YOUR GOAL
Make an exact copy of the lines, leaving the pictures out.

* Begin GIVEN INFORMATION *

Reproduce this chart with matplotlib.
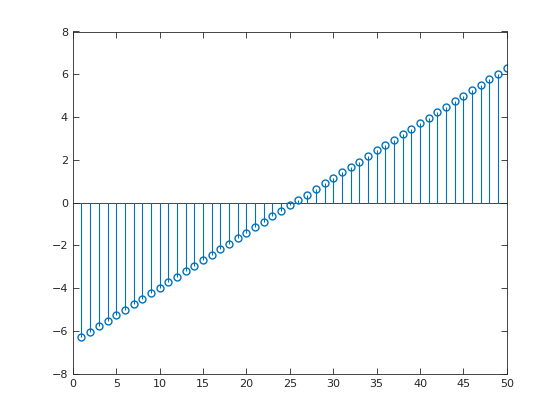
import matplotlib.pyplot as plt

x = list(range(1, 51))
y_neg = [-6.28, -6.03, -5.77, -5.51, -5.26, -5.00, -4.74, -4.49, -4.23, -3.98,
         -3.72, -3.46, -3.21, -2.95, -2.69, -2.44, -2.18, -1.92, -1.67, -1.41,
         -1.15, -0.90, -0.64, -0.38, -0.13]
y = y_neg + [-v for v in reversed(y_neg)]

fig = plt.figure(figsize=(5.6, 4.2), dpi=100)
ax = fig.add_axes([0.13, 0.11, 0.775, 0.815])

blue = '#0072BD'
ax.plot([0, 50], [0, 0], color='#262626', lw=0.6, zorder=1)
ml, sl, bl = ax.stem(x, y, basefmt=' ')
plt.setp(sl, color=blue, linewidth=0.8)
plt.setp(ml, color=blue, marker='o', markersize=5, markerfacecolor='none', markeredgewidth=1)

ax.set_xlim(0, 50)
ax.set_ylim(-8, 8)
ax.set_xticks(range(0, 51, 5))
ax.set_yticks(range(-8, 9, 2))
ax.tick_params(direction='in', top=True, right=True, labelsize=8, colors='#262626', length=4, width=0.6)
for s in ax.spines.values():
    s.set_color('#262626')
    s.set_linewidth(0.6)

plt.savefig('out.png')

* End GIVEN INFORMATION *

ANSWER FOR THE TASK
Reproduce this chart with matplotlib.
import matplotlib.pyplot as plt

x = list(range(1, 51))
y_neg = [-6.28, -6.03, -5.77, -5.51, -5.26, -5.00, -4.74, -4.49, -4.23, -3.98,
         -3.72, -3.46, -3.21, -2.95, -2.69, -2.44, -2.18, -1.92, -1.67, -1.41,
         -1.15, -0.90, -0.64, -0.38, -0.13]
y = y_neg + [-v for v in reversed(y_neg)]

fig = plt.figure(figsize=(5.6, 4.2), dpi=100)
ax = fig.add_axes([0.13, 0.11, 0.775, 0.815])

blue = '#0072BD'
ax.plot([0, 50], [0, 0], color='#262626', lw=0.6, zorder=1)
ml, sl, bl = ax.stem(x, y, basefmt=' ')
plt.setp(sl, color=blue, linewidth=0.8)
plt.setp(ml, color=blue, marker='o', markersize=5, markerfacecolor='none', markeredgewidth=1)

ax.set_xlim(0, 50)
ax.set_ylim(-8, 8)
ax.set_xticks(range(0, 51, 5))
ax.set_yticks(range(-8, 9, 2))
ax.tick_params(direction='in', top=True, right=True, labelsize=8, colors='#262626', length=4, width=0.6)
for s in ax.spines.values():
    s.set_color('#262626')
    s.set_linewidth(0.6)

plt.savefig('out.png')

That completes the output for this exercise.